◆ **Set problem**
Extract exactly the lines from the top of the records through the line containing "(0,0) rectangle (493,370);", and keep pictures out of the copy.

▽

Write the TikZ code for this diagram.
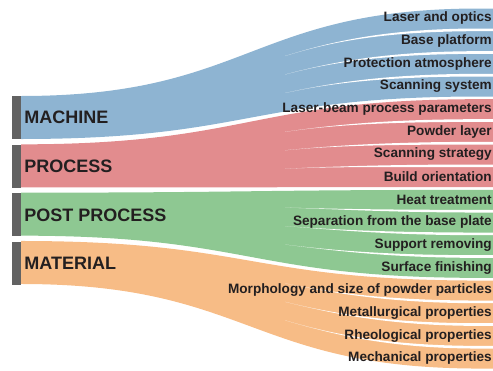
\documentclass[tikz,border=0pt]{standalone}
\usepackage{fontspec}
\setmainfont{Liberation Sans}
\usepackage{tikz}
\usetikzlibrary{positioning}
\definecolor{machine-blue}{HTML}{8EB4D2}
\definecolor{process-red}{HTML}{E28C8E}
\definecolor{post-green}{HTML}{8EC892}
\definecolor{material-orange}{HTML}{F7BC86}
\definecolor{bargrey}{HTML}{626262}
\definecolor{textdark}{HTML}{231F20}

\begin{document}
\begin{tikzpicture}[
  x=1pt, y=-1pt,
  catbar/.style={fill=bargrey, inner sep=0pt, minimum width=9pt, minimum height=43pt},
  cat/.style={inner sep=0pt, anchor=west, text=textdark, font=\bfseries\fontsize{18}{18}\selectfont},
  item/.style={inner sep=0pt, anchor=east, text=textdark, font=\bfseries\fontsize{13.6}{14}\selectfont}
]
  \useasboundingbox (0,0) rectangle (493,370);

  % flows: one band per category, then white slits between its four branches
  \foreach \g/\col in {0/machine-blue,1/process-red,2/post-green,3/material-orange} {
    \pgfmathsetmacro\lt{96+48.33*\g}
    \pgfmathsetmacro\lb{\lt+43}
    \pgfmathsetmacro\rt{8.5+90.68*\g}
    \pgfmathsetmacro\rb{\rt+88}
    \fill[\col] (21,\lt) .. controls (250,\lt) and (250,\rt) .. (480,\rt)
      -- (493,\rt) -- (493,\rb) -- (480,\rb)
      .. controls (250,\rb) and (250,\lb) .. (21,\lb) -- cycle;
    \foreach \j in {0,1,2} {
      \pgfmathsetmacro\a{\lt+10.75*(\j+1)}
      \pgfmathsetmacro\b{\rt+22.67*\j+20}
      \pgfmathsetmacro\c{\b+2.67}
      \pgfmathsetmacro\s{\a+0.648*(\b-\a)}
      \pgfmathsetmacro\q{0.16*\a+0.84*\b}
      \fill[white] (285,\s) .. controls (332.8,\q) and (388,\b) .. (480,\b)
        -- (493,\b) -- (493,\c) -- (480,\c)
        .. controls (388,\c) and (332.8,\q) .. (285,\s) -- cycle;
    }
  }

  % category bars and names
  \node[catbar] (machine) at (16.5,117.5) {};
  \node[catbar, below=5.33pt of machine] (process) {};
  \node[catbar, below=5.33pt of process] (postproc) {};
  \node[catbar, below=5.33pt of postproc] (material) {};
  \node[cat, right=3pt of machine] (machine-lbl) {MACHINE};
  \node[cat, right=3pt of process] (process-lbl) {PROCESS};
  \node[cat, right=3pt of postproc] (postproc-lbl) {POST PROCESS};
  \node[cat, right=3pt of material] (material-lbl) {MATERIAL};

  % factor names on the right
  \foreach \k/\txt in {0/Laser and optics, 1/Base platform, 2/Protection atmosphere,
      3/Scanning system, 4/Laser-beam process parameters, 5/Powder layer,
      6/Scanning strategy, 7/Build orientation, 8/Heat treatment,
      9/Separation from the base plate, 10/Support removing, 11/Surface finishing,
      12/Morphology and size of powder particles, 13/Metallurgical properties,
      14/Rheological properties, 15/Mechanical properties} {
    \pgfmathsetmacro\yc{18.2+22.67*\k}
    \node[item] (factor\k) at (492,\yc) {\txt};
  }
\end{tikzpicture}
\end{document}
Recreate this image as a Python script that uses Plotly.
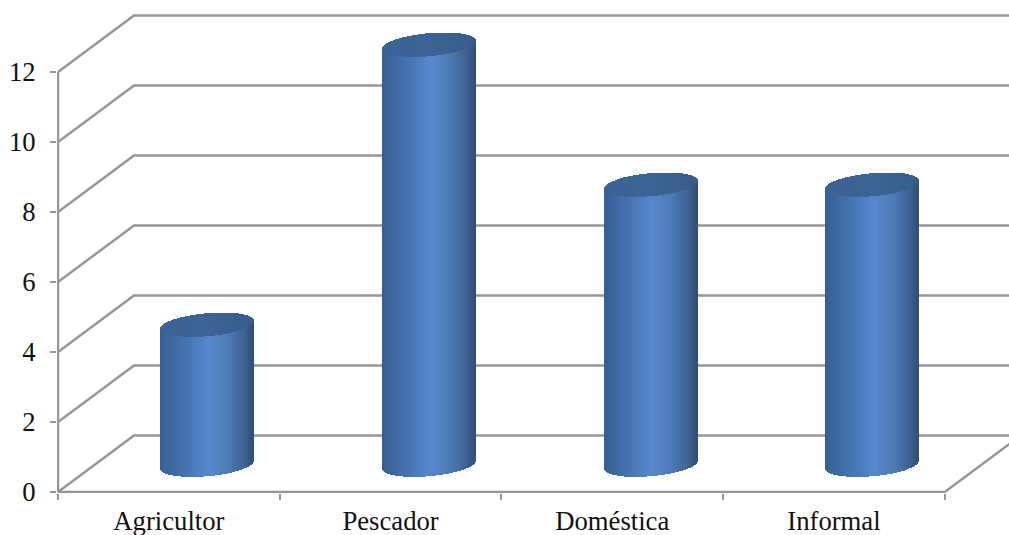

△

◆ **Response to the exercise**
Write the TikZ code for this diagram.
\documentclass[tikz,border=0pt]{standalone}
\usepackage{fontspec}
\setmainfont{Liberation Sans}
\usepackage{tikz}
\usetikzlibrary{positioning}
\definecolor{machine-blue}{HTML}{8EB4D2}
\definecolor{process-red}{HTML}{E28C8E}
\definecolor{post-green}{HTML}{8EC892}
\definecolor{material-orange}{HTML}{F7BC86}
\definecolor{bargrey}{HTML}{626262}
\definecolor{textdark}{HTML}{231F20}

\begin{document}
\begin{tikzpicture}[
  x=1pt, y=-1pt,
  catbar/.style={fill=bargrey, inner sep=0pt, minimum width=9pt, minimum height=43pt},
  cat/.style={inner sep=0pt, anchor=west, text=textdark, font=\bfseries\fontsize{18}{18}\selectfont},
  item/.style={inner sep=0pt, anchor=east, text=textdark, font=\bfseries\fontsize{13.6}{14}\selectfont}
]
  \useasboundingbox (0,0) rectangle (493,370);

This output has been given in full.